A question may be: what is this film ultimately about? The film broaches disparate issues, from political engagement to marital disenchantment to regret. But one theme predominates: the divide between the comfortable intellectual rich (with good intentions) and the suffering poor. Throughout the film are images of animals -- corralled horses, shot rabbits, dead dogs, free birds -- alluding to this unfair and oppressive power relationship. A Shakespeare quote from Richard III brings home this point: "Conscience is but a word that cowards use. Devised to keep the strong in awe. Our strong arms be our conscience. Swords our law." Only those in power can indulge in -- and deploy -- the feeling of "conscience." Ayadin, in truth, may be a hypocrite, just as his sister suggests.
But this is not a static message film; nor are any of these characters black-and-white. There is movement and growth and self-realization. After her husband lambasts her for being a sheltered, spoiled, rich woman, Nihal, the beautiful wife, takes a step to be active and take responsibility for the poor (with her husband's money, of course) -- and soon learns how right her husband was to critique her as a fool. And Aydin, after his cantankerous conversation with his sister, does go off to visit his parents' grave. As in real life, throughout the film, these characters are listening to each other and challenging themselves, trying to become "better."
Sometimes it even takes vomiting all over oneself to learn what a louse one is.

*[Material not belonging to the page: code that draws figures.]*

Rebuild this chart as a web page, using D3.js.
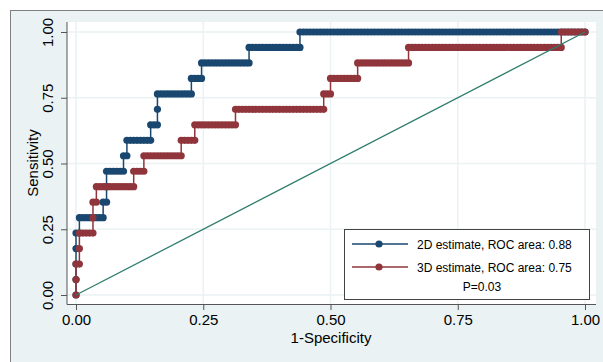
<!DOCTYPE html>
<html lang="en">
<head>
<meta charset="UTF-8">
<title>ROC</title>
<style>
    body { margin: 0; background: #fff; }
    svg { display: block; font-family: "Liberation Sans", Arial, sans-serif; }
</style>
</head>
<body>
<svg id="graph" width="603" height="362"></svg>
<script src="https://cdn.jsdelivr.net/npm/d3@7"></script>
<script>
    // sample sizes (negatives / positives) behind the ROC points
    const nNeg = 150;
    const nPos = 17;

    // corners of each empirical ROC curve, as [false positives, true positives]
    const roc2D = [[0, 0], [0, 4], [1, 4], [1, 5], [8, 5], [8, 6], [9, 6], [9, 8], [14, 8], [14, 9],
        [15, 9], [15, 10], [22, 10], [22, 11], [24, 11], [24, 13], [34, 13], [34, 14], [37, 14],
        [37, 15], [51, 15], [51, 16], [66, 16], [66, 17], [150, 17]];
    const roc3D = [[0, 0], [0, 2], [1, 2], [1, 4], [5, 4], [5, 6], [6, 6], [6, 7], [17, 7], [17, 8],
        [20, 8], [20, 9], [31, 9], [31, 10], [35, 10], [35, 11], [47, 11], [47, 12], [73, 12],
        [73, 13], [75, 13], [75, 14], [83, 14], [83, 15], [98, 15], [98, 16], [143, 16], [143, 17],
        [150, 17]];

    const seriesNames = ["2D estimate, ROC area: 0.88", "3D estimate, ROC area: 0.75"];
    const seriesColors = ["#1a476f", "#90353b"];
    const pNote = "P=0.03";
    const ticks = [0, 0.25, 0.5, 0.75, 1];

    // every operating point: one unit step at a time along the curve
    function points(corners) {
        const out = [corners[0]];
        for (let i = 1; i < corners.length; i++) {
            let [fx, tx] = corners[i - 1];
            const [gx, gy] = corners[i];
            while (fx !== gx || tx !== gy) {
                if (fx < gx) fx++;
                else if (tx < gy) tx++;
                out.push([fx, tx]);
            }
        }
        return out.map(d => ({ x: d[0] / nNeg, y: d[1] / nPos }));
    }

    const svg = d3.select("#graph");

    // graph region
    svg.append("rect").attr("x", 10.5).attr("y", 10.5).attr("width", 620).attr("height", 380)
        .attr("fill", "#eaf2f3").attr("stroke", "#7f7f7f");

    const pLeft = 67, pRight = 596, pTop = 22, pBottom = 304;
    svg.append("rect").attr("x", pLeft).attr("y", pTop)
        .attr("width", pRight - pLeft).attr("height", pBottom - pTop).attr("fill", "#fff");

    const x = d3.scaleLinear().domain([0, 1]).range([76, 585]);
    const y = d3.scaleLinear().domain([0, 1]).range([295, 32]);

    // grid
    const grid = svg.append("g").attr("stroke", "#eaf2f3").attr("stroke-width", 1.5);
    grid.selectAll(".gx").data(ticks).enter().append("line")
        .attr("x1", d => x(d)).attr("x2", d => x(d)).attr("y1", pTop).attr("y2", pBottom);
    grid.selectAll(".gy").data(ticks).enter().append("line")
        .attr("y1", d => y(d)).attr("y2", d => y(d)).attr("x1", pLeft).attr("x2", pRight);

    // axes
    const fmt = d3.format(".2f");
    const xAxis = svg.append("g").attr("transform", "translate(0," + pBottom + ")")
        .call(d3.axisBottom(x).tickValues(ticks).tickFormat(fmt).tickSize(6).tickPadding(4));
    const yAxis = svg.append("g").attr("transform", "translate(" + pLeft + ",0)")
        .call(d3.axisLeft(y).tickValues(ticks).tickFormat(fmt).tickSize(6));
    [xAxis, yAxis].forEach(a => {
        a.select(".domain").remove();
        a.selectAll(".tick line").attr("stroke", "#555");
        a.selectAll(".tick text").attr("fill", "#000").style("font-size", "15px")
            .style("font-family", "'Liberation Sans', Arial, sans-serif");
    });
    yAxis.selectAll(".tick text")
        .attr("x", null).attr("dy", null)
        .attr("text-anchor", "middle")
        .attr("transform", "translate(-14,0) rotate(-90)");

    svg.append("line").attr("x1", pLeft).attr("x2", pLeft).attr("y1", pTop).attr("y2", pBottom + 0.5)
        .attr("stroke", "#555");
    svg.append("line").attr("x1", pLeft).attr("x2", pRight).attr("y1", pBottom + 0.5).attr("y2", pBottom + 0.5)
        .attr("stroke", "#555");

    svg.append("text").attr("x", 331).attr("y", 343).attr("text-anchor", "middle")
        .style("font-size", "15px").text("1-Specificity");
    svg.append("text").attr("transform", "translate(38,163) rotate(-90)").attr("text-anchor", "middle")
        .style("font-size", "15px").text("Sensitivity");

    // curves
    const line = d3.line().x(d => x(d.x)).y(d => y(d.y));
    [roc2D, roc3D].forEach((c, i) => {
        const pts = points(c);
        const g = svg.append("g");
        g.append("path").datum(pts).attr("d", line).attr("fill", "none")
            .attr("stroke", seriesColors[i]).attr("stroke-width", 1.5);
        g.selectAll("circle").data(pts).enter().append("circle")
            .attr("cx", d => x(d.x)).attr("cy", d => y(d.y)).attr("r", 3.6)
            .attr("fill", seriesColors[i]);
    });

    // reference line
    svg.append("line").attr("x1", x(0)).attr("y1", y(0)).attr("x2", x(1)).attr("y2", y(1))
        .attr("stroke", "#2f7d6d").attr("stroke-width", 1.3);

    // legend
    const lg = svg.append("g");
    lg.append("rect").attr("x", 344.5).attr("y", 229.5).attr("width", 245).attr("height", 70)
        .attr("fill", "#fff").attr("stroke", "#444");
    seriesNames.forEach((name, i) => {
        const ly = 244 + i * 23;
        lg.append("line").attr("x1", 352).attr("x2", 408).attr("y1", ly).attr("y2", ly)
            .attr("stroke", seriesColors[i]).attr("stroke-width", 1.5);
        lg.append("circle").attr("cx", 379).attr("cy", ly).attr("r", 3.6).attr("fill", seriesColors[i]);
        lg.append("text").attr("x", 417).attr("y", ly + 4.5).style("font-size", "12px").text(name);
    });
    lg.append("text").attr("x", 482).attr("y", 290.5).attr("text-anchor", "middle")
        .style("font-size", "12px").text(pNote);
</script>
</body>
</html>
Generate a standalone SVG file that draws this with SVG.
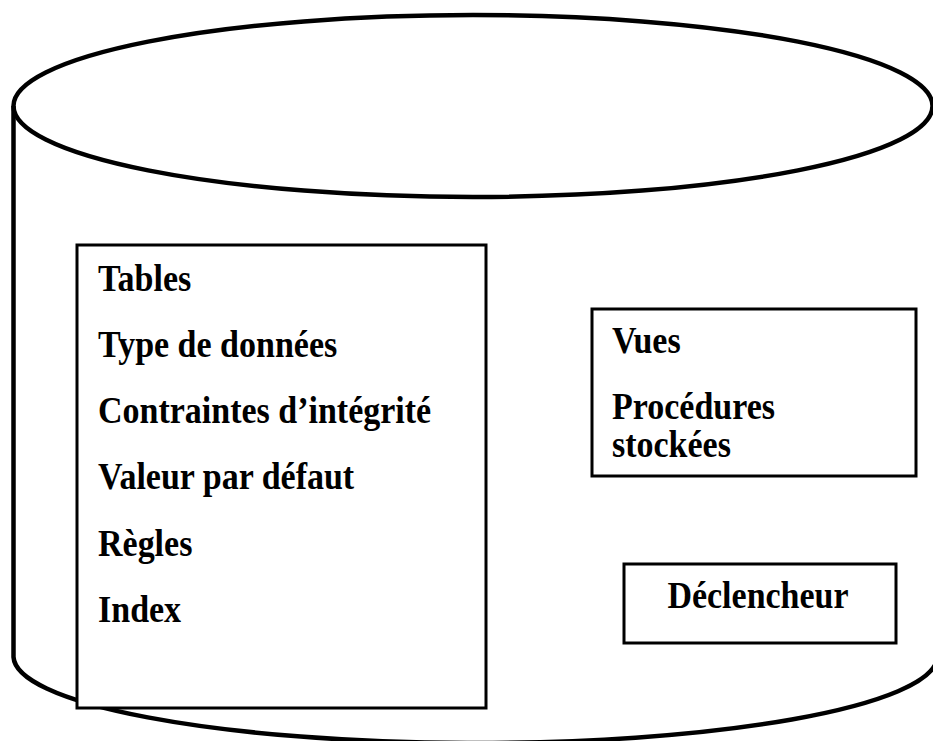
<svg xmlns="http://www.w3.org/2000/svg" width="933" height="741" viewBox="0 0 933 741">
  <style>
    .cyl { fill: none; stroke: #000; stroke-width: 4.5; }
    .box { fill: #fff; stroke: #000; stroke-width: 3; }
    .lbl { font-family: "Liberation Serif", "Times New Roman", serif; font-weight: bold; font-size: 34px; fill: #000; }
  </style>
  <rect width="933" height="741" fill="#fff"/>

  <!-- database cylinder -->
  <g id="database">
    <ellipse class="cyl" cx="473" cy="106" rx="459.5" ry="91"/>
    <path class="cyl" d="M13.5,106 V657 A462,87 0 0 0 937,660"/>
  </g>

  <!-- schema objects (labels slightly tall, as set in the source document) -->
  <g id="schema-objects">
    <rect class="box" x="77" y="245" width="409" height="463"/>
    <text class="lbl" transform="translate(98,291) scale(1,1.09)">Tables</text>
    <text class="lbl" transform="translate(98,357) scale(1,1.09)">Type de données</text>
    <text class="lbl" transform="translate(98,423) scale(1,1.09)">Contraintes d’intégrité</text>
    <text class="lbl" transform="translate(98,489) scale(1,1.09)">Valeur par défaut</text>
    <text class="lbl" transform="translate(98,556) scale(1,1.09)">Règles</text>
    <text class="lbl" transform="translate(98,622) scale(1,1.09)">Index</text>
  </g>

  <!-- views and stored procedures -->
  <g id="views-procedures">
    <rect class="box" x="592" y="309" width="324" height="167"/>
    <text class="lbl" transform="translate(612,353) scale(1,1.09)">Vues</text>
    <text class="lbl" transform="translate(612,419) scale(1,1.09)">Procédures</text>
    <text class="lbl" transform="translate(612,457) scale(1,1.09)">stockées</text>
  </g>

  <!-- trigger -->
  <g id="trigger">
    <rect class="box" x="624" y="564" width="272" height="79"/>
    <text class="lbl" text-anchor="middle" transform="translate(758,608) scale(1,1.09)">Déclencheur</text>
  </g>

  <g id="connectors"/>
</svg>
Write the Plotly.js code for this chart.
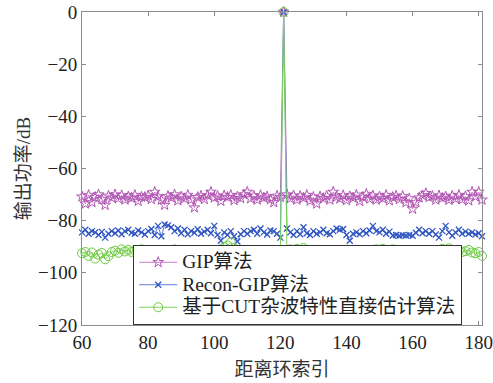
<!DOCTYPE html>
<html>
<head>
<meta charset="utf-8">
<script src="https://cdn.plot.ly/plotly-3.0.1.min.js"></script>
<style>html,body{margin:0;padding:0;background:#fff;}#chart{width:493px;height:383px;}</style>
</head>
<body>
<div id="chart"></div>
<script>
// range-bin indices 60..181
const startIndex = 60;
const endIndex = 181;

const seriesNames = ["GIP算法", "Recon-GIP算法", "基于CUT杂波特性直接估计算法"];

const gip = [
  -70.8, -73.5, -70.2, -73.0, -71.0, -70.0, -71.8, -74.0, -70.5, -71.2,
  -70.0, -71.5, -70.3, -72.0, -70.8, -71.3, -70.2, -72.5, -70.9, -71.0,
  -70.4, -71.8, -69.0, -70.8, -72.0, -74.0, -70.6, -71.2, -70.0, -72.3,
  -70.8, -71.5, -70.2, -72.0, -75.0, -71.0, -70.5, -71.8, -70.3, -69.0,
  -71.2, -70.6, -72.5, -70.4, -71.0, -70.2, -72.2, -70.8, -71.4, -70.0,
  -69.0, -71.5, -70.6, -72.0, -70.3, -71.2, -70.8, -71.9, -73.0, -70.5,
  -71.0, 0, -70.0, -71.5, -70.4, -72.0, -70.6, -71.3, -70.2, -72.4,
  -71.0, -73.5, -70.8, -71.4, -70.5, -72.0, -69.0, -70.9, -71.6, -70.3,
  -72.2, -70.7, -71.3, -70.1, -72.5, -71.0, -69.8, -71.6, -70.4, -72.0,
  -70.8, -71.5, -70.2, -72.3, -71.0, -70.5, -71.8, -70.6, -73.0, -71.5,
  -75.5, -73.0, -71.2, -70.3, -69.5, -71.0, -70.6, -72.0, -70.4, -71.3,
  -70.8, -72.1, -70.5, -71.6, -70.2, -71.9, -70.7, -72.3, -69.0, -70.8,
  -69.0, -72.0
];

const reconGip = [
  -84.5, -83.5, -85.0, -84.0, -84.5, -85.5, -84.3, -86.5, -85.0, -84.0,
  -84.8, -83.8, -85.2, -84.0, -83.5, -84.6, -85.0, -83.8, -84.5, -85.3,
  -84.0, -83.2, -85.5, -82.0, -86.0, -81.5, -81.8, -82.5, -84.0, -83.0,
  -84.8, -83.5, -85.2, -84.0, -84.6, -83.3, -85.0, -84.2, -83.5, -84.8,
  -82.0, -85.5, -87.7, -84.5, -85.5, -84.0, -86.0, -88.0, -85.2, -84.0,
  -85.0, -84.0, -83.5, -85.0, -83.0, -84.5, -85.3, -83.8, -84.0, -85.0,
  -86.5, 0, -83.0, -84.5, -85.5, -84.0, -85.2, -82.5, -84.8, -85.5,
  -84.0, -85.0, -84.5, -83.5, -84.8, -85.2, -84.0, -83.0, -83.5, -83.2,
  -85.5, -87.7, -85.0, -84.5, -85.2, -84.0, -84.8, -83.8, -82.0, -84.0,
  -84.5, -83.5, -85.0, -84.2, -85.7, -85.5, -85.8, -85.6, -85.7, -85.5,
  -85.8, -84.6, -83.5, -84.8, -84.0, -85.0, -84.0, -85.3, -86.5, -84.0,
  -82.0, -84.5, -85.8, -84.5, -83.5, -85.0, -84.2, -85.0, -84.5, -85.3,
  -84.8, -86.0
];

const cutDirect = [
  -92.5, -92.0, -93.5, -92.2, -94.5, -93.0, -92.4, -94.8, -93.6, -92.0,
  -91.5, -92.3, -91.0, -91.8, -91.2, -92.0, -91.4, -91.7, -91.0, -92.0,
  -91.3, -91.6, -92.0, -91.2, -91.8, -91.4, -92.1, -91.5, -91.0, -91.8,
  -91.2, -91.6, -92.0, -91.4, -91.8, -92.2, -91.5, -92.0, -91.7, -92.2,
  -91.8, -92.3, -91.0, -90.2, -89.5, -88.3, -90.5, -92.0, -92.5, -92.2,
  -92.0, -92.6, -92.3, -92.8, -92.4, -92.0, -92.6, -92.2, -92.0, -92.4,
  -92.3, 0, -93.0, -91.0, -92.0, -90.8, -91.6, -90.5, -91.8, -92.0,
  -91.5, -91.2, -92.0, -91.4, -91.8, -92.2, -91.6, -91.3, -92.0, -92.4,
  -91.8, -92.2, -91.6, -92.0, -91.4, -91.9, -91.5, -92.1, -91.2, -91.0,
  -91.3, -90.8, -91.2, -91.6, -91.0, -91.5, -91.8, -91.4, -92.0, -91.7,
  -92.2, -91.8, -92.3, -91.6, -92.1, -91.9, -92.4, -91.7, -91.2, -90.8,
  -91.4, -90.6, -91.3, -91.8, -91.5, -92.0, -91.7, -91.2, -92.2, -92.5,
  -92.0, -93.5
];

const xTicks = [60, 80, 100, 120, 140, 160, 180];
const yTicks = [0, -20, -40, -60, -80, -100, -120];

const rangeIndex = [];
for (let i = startIndex; i <= endIndex; i++) rangeIndex.push(i);

const FONT = '"Liberation Serif", "Times New Roman", "Noto Sans CJK SC", serif';
const legendLabel = (s) => '<span style="font-size:19.5px">' + s + '</span>';

const traces = [
  {
    x: rangeIndex, y: gip, name: legendLabel(seriesNames[0]), type: 'scatter', mode: 'lines+markers',
    line: {color: '#C77CC9', width: 1},
    marker: {symbol: 'star-open', size: 8, color: '#B256B4', line: {width: 1, color: '#B256B4'}},
    cliponaxis: false
  },
  {
    x: rangeIndex, y: reconGip, name: legendLabel(seriesNames[1]), type: 'scatter', mode: 'lines+markers',
    line: {color: '#5B7FD6', width: 1},
    marker: {symbol: 'x-thin-open', size: 6, color: '#2F55C2', line: {width: 1.3, color: '#2F55C2'}},
    cliponaxis: false
  },
  {
    x: rangeIndex, y: cutDirect, name: legendLabel(seriesNames[2]), type: 'scatter', mode: 'lines+markers',
    line: {color: '#7FD35A', width: 1},
    marker: {symbol: 'circle-open', size: 9, color: '#6CCB40', line: {width: 1, color: '#6CCB40'}},
    cliponaxis: false
  }
];

const axisCommon = {
  showline: true, mirror: 'ticks', linecolor: '#8c8c8c', linewidth: 1,
  ticks: 'inside', ticklen: 4, tickcolor: '#8c8c8c', tickwidth: 1,
  showgrid: false, zeroline: false,
  tickfont: {family: FONT, size: 19, color: '#222'}
};

const layout = {
  width: 493, height: 383,
  margin: {l: 82, r: 11, t: 12, b: 58},
  paper_bgcolor: '#fff', plot_bgcolor: '#fff',
  font: {family: FONT, color: '#222'},
  showlegend: true,
  legend: {
    x: 0.128, xanchor: 'left', y: 0, yanchor: 'bottom',
    bgcolor: '#fff', bordercolor: '#333', borderwidth: 1,
    font: {family: FONT, size: 15, color: '#222'},
    tracegroupgap: 0, itemwidth: 38
  },
  xaxis: Object.assign({}, axisCommon, {
    range: [60, 181], tickvals: xTicks,
    title: {text: '距离环索引', font: {family: FONT, size: 19, color: '#333'}, standoff: 10}
  }),
  yaxis: Object.assign({}, axisCommon, {
    range: [-120, 0], tickvals: yTicks,
    title: {text: '输出功率/dB', font: {family: FONT, size: 19, color: '#333'}, standoff: 2}
  })
};

Plotly.newPlot('chart', traces, layout, {staticPlot: true, displayModeBar: false});
</script>
</body>
</html>
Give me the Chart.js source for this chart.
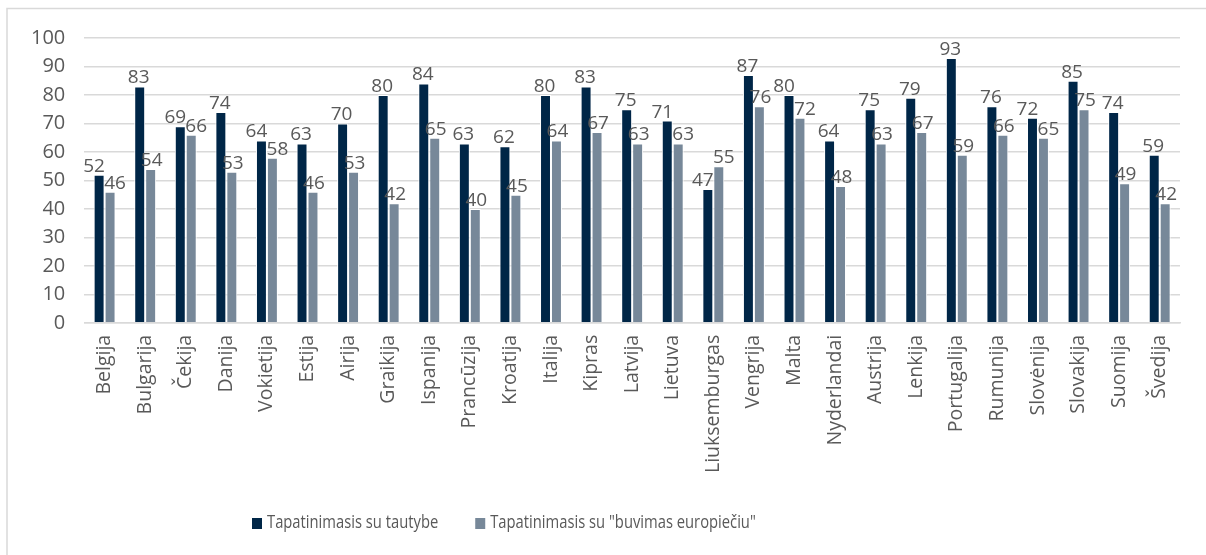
<!DOCTYPE html>
<html>
<head>
<meta charset="utf-8">
<script src="https://cdn.jsdelivr.net/npm/chart.js@4/dist/chart.umd.min.js"></script>
<style>
html,body{margin:0;padding:0;background:#fff;}
#wrap{position:relative;width:1206px;height:555px;}
</style>
</head>
<body>
<div id="wrap"><canvas id="c" width="1206" height="555"></canvas></div>
<script>
const categories = ["Belgija","Bulgarija","Čekija","Danija","Vokietija","Estija","Airija","Graikija","Ispanija","Prancūzija","Kroatija","Italija","Kipras","Latvija","Lietuva","Liuksemburgas","Vengrija","Malta","Nyderlandai","Austrija","Lenkija","Portugalija","Rumunija","Slovėnija","Slovakija","Suomija","Švedija"];
const nationalIdentity = [52,83,69,74,64,63,70,80,84,63,62,80,83,75,71,47,87,80,64,75,79,93,76,72,85,74,59];
const europeanIdentity = [46,54,66,53,58,46,53,42,65,40,45,64,67,63,63,55,76,72,48,63,67,59,66,65,75,49,42];
const seriesNames = ["Tapatinimasis su tautybe", "Tapatinimasis su \"buvimas europiečiu\""];
const seriesColors = ['#002647', '#778899'];
const yTicks = [0,10,20,30,40,50,60,70,80,90,100];

const FONT = "'Open Sans', Lato, sans-serif";
const TXT = "#595959";

const borderPlugin = {
  id: 'outerBorder',
  beforeDraw(chart) {
    const ctx = chart.ctx;
    ctx.save();
    ctx.fillStyle = '#fff';
    ctx.fillRect(0,0,chart.width,chart.height);
    ctx.strokeStyle = '#d9d9d9';
    ctx.lineWidth = 1.5;
    ctx.strokeRect(7, 8.5, chart.width + 10, chart.height + 10);
    ctx.restore();
  }
};

const labelPlugin = {
  id: 'barLabels',
  afterDatasetsDraw(chart) {
    const ctx = chart.ctx;
    ctx.save();
    ctx.font = "19px " + FONT;
    ctx.fillStyle = TXT;
    ctx.textAlign = 'center';
    ctx.textBaseline = 'bottom';
    const m0 = chart.getDatasetMeta(0), m1 = chart.getDatasetMeta(1);
    const d0 = chart.data.datasets[0].data, d1 = chart.data.datasets[1].data;
    for (let i = 0; i < d0.length; i++) {
      const close = Math.abs(d0[i] - d1[i]) < 10;
      const o = close ? 5 : 1;
      const e0 = m0.data[i], e1 = m1.data[i];
      ctx.fillText(String(d0[i]), e0.x - o, e0.y + 1);
      ctx.fillText(String(d1[i]), e1.x + o, e1.y + 1);
    }
    ctx.restore();
  }
};

const legendPlugin = {
  id: 'customLegend',
  afterDraw(chart) {
    const ctx = chart.ctx;
    ctx.save();
    ctx.font = "18px " + FONT;
    ctx.textBaseline = 'middle';
    const y = 523;
    const sx = 0.82;
    let x = 252;
    chart.data.datasets.forEach((ds, i) => {
      ctx.fillStyle = ds.backgroundColor;
      ctx.fillRect(x, y - 5, 10, 11);
      x += 15;
      ctx.fillStyle = TXT;
      ctx.save();
      ctx.translate(x, y);
      ctx.scale(sx, 1);
      ctx.fillText(ds.label, 0, 0);
      ctx.restore();
      x += ctx.measureText(ds.label).width * sx + 37;
    });
    ctx.restore();
  }
};

new Chart(document.getElementById('c'), {
  type: 'bar',
  data: {
    labels: categories,
    datasets: [
      { label: seriesNames[0], data: nationalIdentity, backgroundColor: seriesColors[0], borderColor: '#ffffff', borderWidth: 1, categoryPercentage: 0.54, barPercentage: 1 },
      { label: seriesNames[1], data: europeanIdentity, backgroundColor: seriesColors[1], borderColor: '#ffffff', borderWidth: 1, categoryPercentage: 0.54, barPercentage: 1 }
    ]
  },
  options: {
    responsive: false,
    animation: false,
    layout: { padding: { left: 12, right: 26, top: 38, bottom: 70 } },
    plugins: {
      legend: { display: false },
      tooltip: { enabled: false }
    },
    scales: {
      x: {
        grid: { display: false, drawTicks: false },
        border: { display: true, color: '#d9d9d9', width: 1.5 },
        ticks: { font: { family: FONT, size: 19.5 }, color: TXT, maxRotation: 90, minRotation: 90, padding: 12, autoSkip: false }
      },
      y: {
        min: 0, max: 100,
        afterBuildTicks(axis) { axis.ticks = yTicks.map(v => ({ value: v })); },
        grid: { color: '#d9d9d9', lineWidth: 1.5, drawTicks: false },
        border: { display: false },
        ticks: { font: { family: FONT, size: 20 }, color: TXT, padding: 19 }
      }
    }
  },
  plugins: [borderPlugin, labelPlugin, legendPlugin]
});
</script>
</body>
</html>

The ending: ambiguous -- as ambiguous as any ending point in "real life." Ayadin is at the typewriter, smiling. Has there been a real transformation in our lead landowning intellectual, or is he just back to where he started, always just on the "title page" and unable to act or engage? He murmurs thoughts in his head to his wife, beautiful words of contrition and love, words that she may never hear.